Up until recently it was only available to those large companies because it was expensive. The alternative was to build your own product, with the time and costs associated with that. “Now there is a growing marketplace of solutions that allow anyone to do the same amount of rigor without having to spend years and millions of dollars building it in-house,” said Dave Karow, continuous delivery evangelist at Spilt, a feature flag, experimentation and CD solution provider
Additionally, feature experimentation used to be a hard process to get started with, with no real guidelines to follow. What has started to happen is the large companies are getting to share how their engineering teams operate and provide more information on what goes on behind the scenes, according to Christopher Condo, a principal analyst at the research firm Forrester. “In the past, you never gave away the recipe or what you were doing. It was always considered intellectual property. But today, sharing information, people realize that it’s really helping the whole industry for everybody to get better education about how these things work,” Condo said.
Today, the practice has expanded into something that every major company with some kind of user-facing technology can and should take advantage of, according to Jon Noronha, senior vice president of product at Optimizely, a progressive delivery and experimentation platform provider.
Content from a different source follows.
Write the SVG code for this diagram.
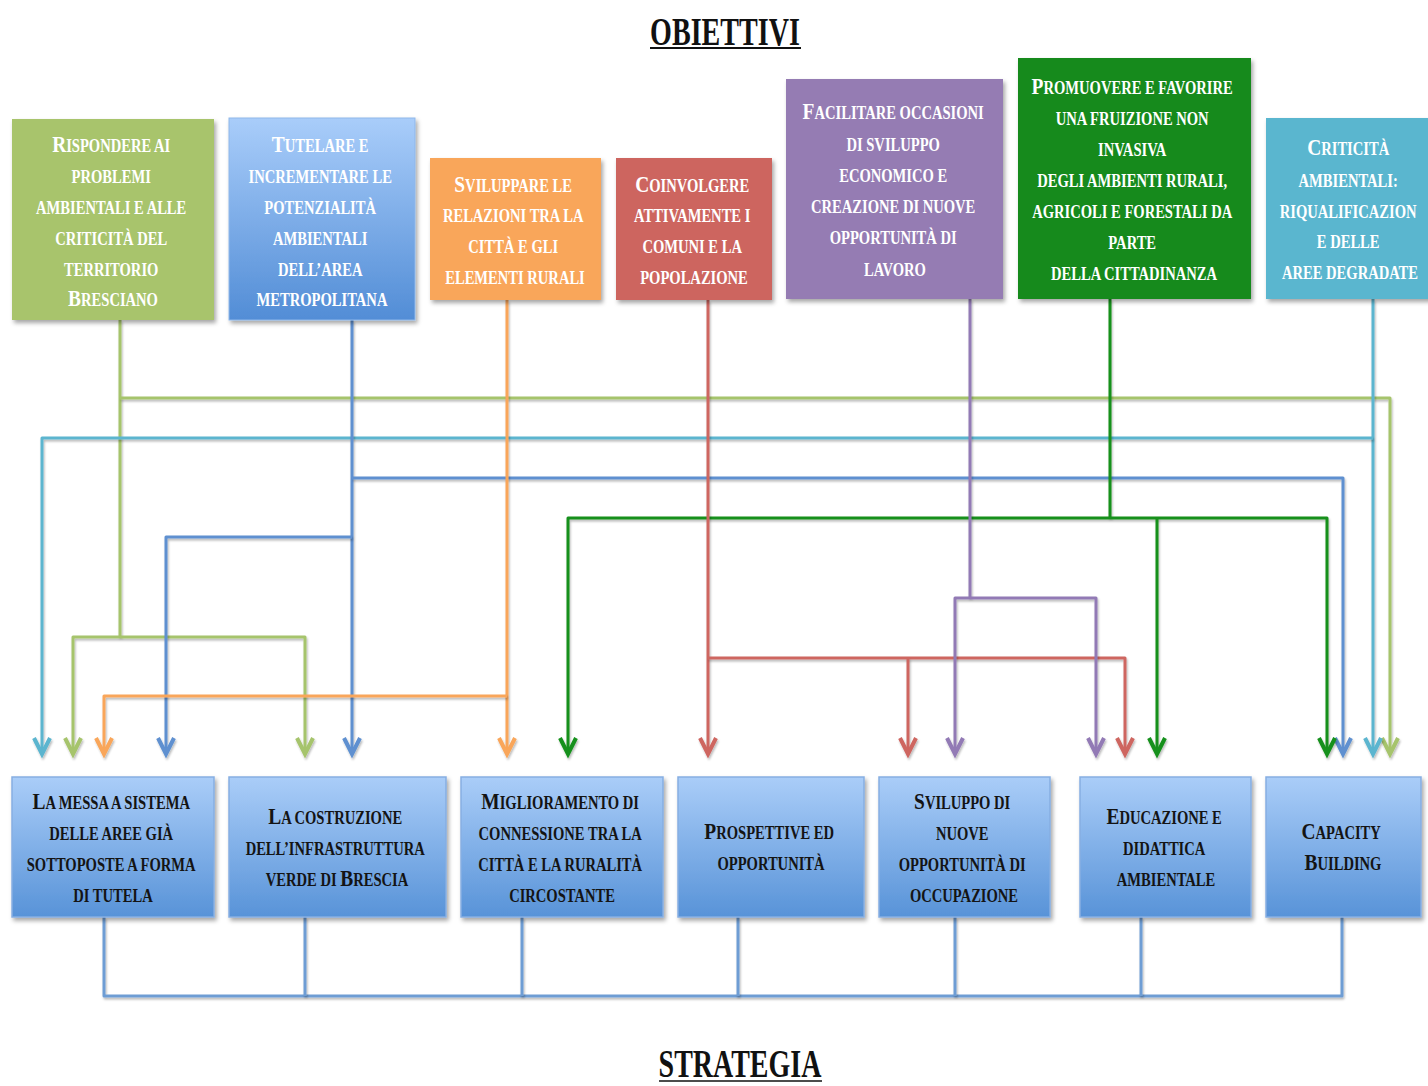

Norona predicts feature experimentation “will eventually grow to be adopted the same way we see things like source control and branching. It’s going to go from something that just big technology companies do to something that every business has to have to keep up.”
“Companies that are able to provide that innovation faster and bring that functionality that consumers are demanding, they are the ones that are succeeding, and the ones that aren’t are the ones that are left behind and that consumers are starting to move away from,” John Kodumal, CTO and co-founder of LaunchDarkly, a feature flag and toggle management company, added.